Aditya Birla Money has come out with its report on Index of Industrial Production (IIP) January 2012. According to the research firm the manufacturing sector which constitutes around 76% to industrial production has shown a strong rate of growth compared to previous year.

March 13, 2012 / 05:14 PM IST

Aditya Birla Money has come out with its report on Index of Industrial Production (IIP) January 2012. According to the research firm the manufacturing sector which constitutes around 76% to industrial production has shown a strong rate of growth compared to previous year.

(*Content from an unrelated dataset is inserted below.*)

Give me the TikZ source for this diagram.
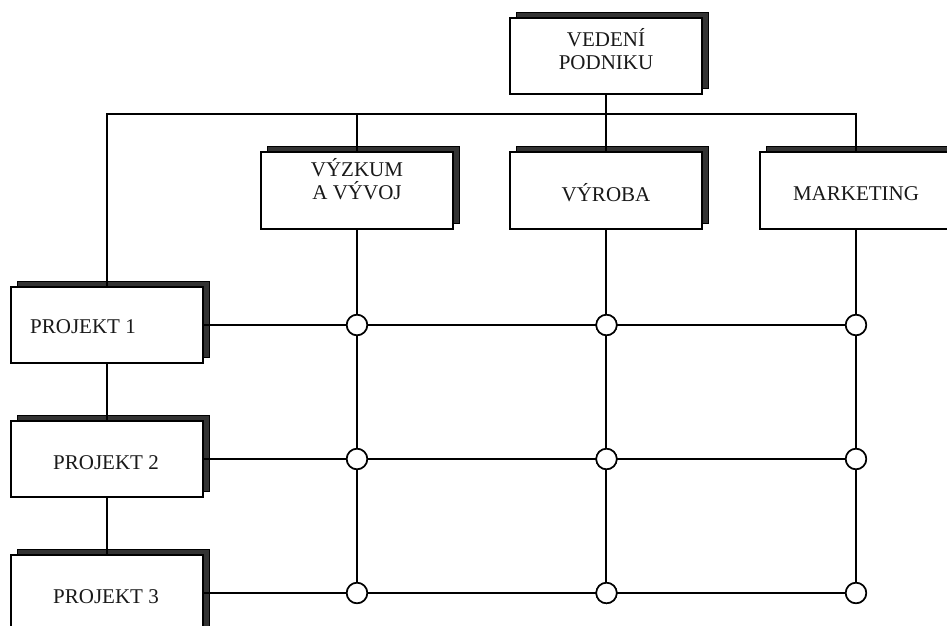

The Index of Industrial Production (IIP) for the month of January 2012 recorded a growth of 6.80 per cent compared to 2.50 per cent in the month of December, 2011. This is quite higher than the market expectations of 2.10 per cent The IIP has indicated a growth of 7.50 per cent in January 2011. The Indices for the Mining, Manufacturing and Electricity sectors saw growth rates of (-) 2.70 per cent, 8.50 per cent and 3.20 per cent as compared to January 2011. The mining sector has shown negative rate of growth for sixth consecutive month reflecting the problems faced by the sector in regulatory and environmental approvals. The manufacturing sector which constitutes around 76% to industrial production has shown a strong rate of growth compared to previous year.


Consumer Goods and Consumer non-durables has shown very strong growth of 20.2 per cent and 42.1 per cent respectively, up from 10.2 per cent 14.0 per cent in the previous month. Food and beverages, a constituent of consumer non-durable, grew at 92 per cent year-on-year for the month of January 2012 and was responsible for strong growth in consumer non- durables. On the other hand consumer durables has shown a decline of -6.8 per cent down from 4.9 per cent in the previous month


Surprisingly the IIP number has shown better than expected growth. While strong growth in manufacturing shows strength in the economy the growth seems to be skewed towards a few sectors like consumer goods and consumer non-durables while sectors like consumer durables, capital goods and mining has shown negative growth. It is likely that this surge may not be maintained in the immediate term. Therefore, it may not be of any major import for policy making including the RBI stance for the upcoming monetary policy.